**** DATA SECTION

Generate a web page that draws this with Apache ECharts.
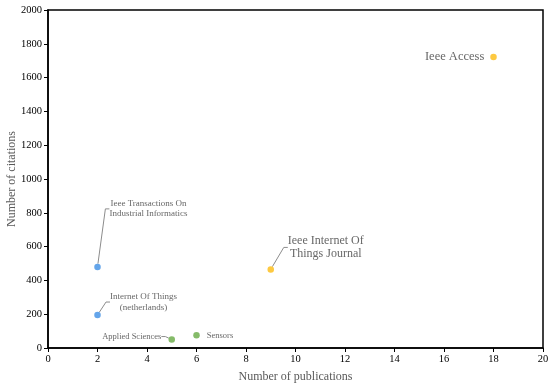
<!DOCTYPE html>
<html><head><meta charset="utf-8">
<script src="https://cdn.jsdelivr.net/npm/echarts@6/dist/echarts.min.js"></script>
<style>html,body{margin:0;padding:0;background:#fff}#c{width:550px;height:388px}</style>
</head><body><div id="c"></div>
<script>
const journals = ['Ieee Access', 'Ieee Internet Of\nThings Journal', 'Ieee Transactions On\nIndustrial Informatics', 'Internet Of Things\n(netherlands)', 'Applied Sciences', 'Sensors'];
const publications = [18, 9, 2, 2, 5, 6];
const citations = [1722, 465, 480, 195, 50, 75];
const groups = [0, 0, 1, 1, 2, 2];
const xTicks = [0, 2, 4, 6, 8, 10, 12, 14, 16, 18, 20];
const yTicks = [0, 200, 400, 600, 800, 1000, 1200, 1400, 1600, 1800, 2000];

const colors = ['#fdbb12', '#3d8fe5', '#66aa44'];
const labelStyles = [
  {position: 'left', distance: 6, fontSize: 12.5, line: false},
  {position: 'inside', fontSize: 12, dx: 55, dy: -22, line: true},
  {position: 'inside', fontSize: 9, dx: 51, dy: -58, line: true},
  {position: 'inside', fontSize: 9, dx: 46, dy: -13, line: true},
  {position: 'inside', fontSize: 8.5, dx: -40, dy: -3, line: true},
  {position: 'right', distance: 7, fontSize: 8.5, line: false}
];
const font = '"Liberation Serif", "Times New Roman", serif';

const data = journals.map((n, i) => {
  const s = labelStyles[i];
  return {
    name: n,
    value: [publications[i], citations[i]],
    itemStyle: {color: colors[groups[i]]},
    label: {show: true, formatter: '{b}', position: s.position, distance: s.distance || 5,
      fontSize: s.fontSize, fontFamily: font, color: '#404040', align: s.position === 'inside' ? 'center' : undefined,
      lineHeight: s.fontSize * 1.15},
    labelLine: {show: s.line, length2: 4, lineStyle: {color: '#8c8c8c', width: 1}}
  };
});

const chart = echarts.init(document.getElementById('c'), null, {renderer: 'canvas'});
chart.setOption({
  animation: false,
  grid: {left: 48, right: 7, top: 10, bottom: 40, containLabel: false, outerBoundsMode: 'none',
    show: true, borderColor: '#000', borderWidth: 1.5},
  xAxis: {
    type: 'value', min: xTicks[0], max: xTicks[xTicks.length - 1], interval: 2,
    name: 'Number of publications', nameLocation: 'middle', nameGap: 23, nameMoveOverlap: false,
    nameTextStyle: {fontFamily: font, fontSize: 12, color: '#595959'},
    axisLine: {show: true, lineStyle: {color: '#000', width: 1.5}},
    axisTick: {show: true, length: 4, lineStyle: {color: '#000'}},
    axisLabel: {fontFamily: font, fontSize: 10.5, color: '#000', margin: 6, formatter: v => String(v)},
    splitLine: {show: false}
  },
  yAxis: {
    type: 'value', min: yTicks[0], max: yTicks[yTicks.length - 1], interval: 200,
    name: 'Number of citations', nameLocation: 'middle', nameGap: 30, nameMoveOverlap: false,
    nameTextStyle: {fontFamily: font, fontSize: 12, color: '#595959'},
    axisLine: {show: true, lineStyle: {color: '#000', width: 1.5}},
    axisTick: {show: true, length: 4, lineStyle: {color: '#000'}},
    axisLabel: {fontFamily: font, fontSize: 10.5, color: '#000', margin: 6, formatter: v => String(v)},
    splitLine: {show: false}
  },
  series: [{
    type: 'scatter',
    symbolSize: 6.5,
    data: data,
    labelLayout: function (p) {
      const s = labelStyles[p.dataIndex];
      return (s.dx !== undefined) ? {dx: s.dx, dy: s.dy} : {};
    }
  }]
});
</script></body></html>
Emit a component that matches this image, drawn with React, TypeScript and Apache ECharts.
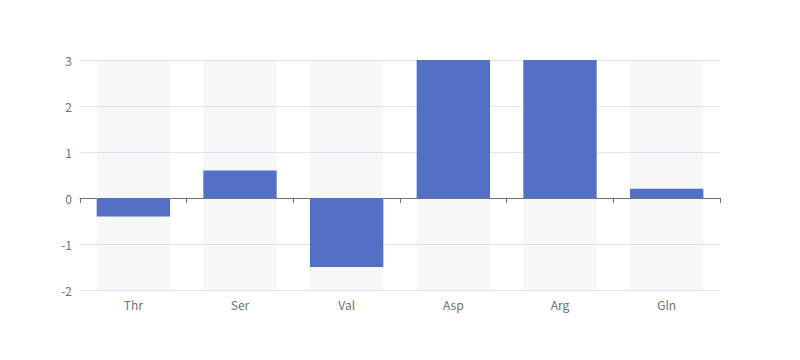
import React, { useEffect, useRef } from "react";
import * as echarts from "echarts";

const categories = ["Thr", "Ser", "Val", "Asp", "Arg", "Gln"];
const values = [-0.4, 0.6, -1.5, 3.6, 3.4, 0.2];
const yTicks = { min: -2, max: 3, interval: 1 };

export default function App() {
  const ref = useRef<HTMLDivElement>(null);
  useEffect(() => {
    if (!ref.current) return;
    const chart = echarts.init(ref.current, undefined, { renderer: "svg" });
    chart.setOption({
      animation: false,
      textStyle: { fontFamily: "'Microsoft YaHei', 'Noto Sans CJK SC', sans-serif" },
      grid: { left: 80, right: 80, top: 60, bottom: 70 },
      xAxis: {
        type: "category",
        data: categories,
        axisLine: { onZero: true, lineStyle: { color: "#6E7079" } },
        axisTick: { show: true, alignWithLabel: false, length: 5, lineStyle: { color: "#6E7079" } },
        axisLabel: { color: "#6E7079", fontSize: 12, margin: 8 },
      },
      yAxis: {
        type: "value",
        min: yTicks.min,
        max: yTicks.max,
        interval: yTicks.interval,
        axisLine: { show: false },
        axisTick: { show: false },
        axisLabel: { color: "#6E7079", fontSize: 12, margin: 8 },
        splitLine: { lineStyle: { color: "#E0E6F1" } },
      },
      series: [
        {
          type: "bar",
          data: values,
          barWidth: "68.75%",
          showBackground: true,
          backgroundStyle: { color: "rgba(180,180,180,0.1)" },
          itemStyle: { color: "#5470c6" },
        },
      ],
    });
    return () => chart.dispose();
  }, []);
  return (
    <div
      ref={ref}
      style={{ position: "absolute", left: 0, top: 0, width: 800, height: 360 }}
    />
  );
}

********

- **EXERCISE**
Reproduce the records above from their first line to the line bearing "1600, 1800, 2000];", both ends included, leaving every picture out.

- **RESULT BELOW**
Generate a web page that draws this with Apache ECharts.
<!DOCTYPE html>
<html><head><meta charset="utf-8">
<script src="https://cdn.jsdelivr.net/npm/echarts@6/dist/echarts.min.js"></script>
<style>html,body{margin:0;padding:0;background:#fff}#c{width:550px;height:388px}</style>
</head><body><div id="c"></div>
<script>
const journals = ['Ieee Access', 'Ieee Internet Of\nThings Journal', 'Ieee Transactions On\nIndustrial Informatics', 'Internet Of Things\n(netherlands)', 'Applied Sciences', 'Sensors'];
const publications = [18, 9, 2, 2, 5, 6];
const citations = [1722, 465, 480, 195, 50, 75];
const groups = [0, 0, 1, 1, 2, 2];
const xTicks = [0, 2, 4, 6, 8, 10, 12, 14, 16, 18, 20];
const yTicks = [0, 200, 400, 600, 800, 1000, 1200, 1400, 1600, 1800, 2000];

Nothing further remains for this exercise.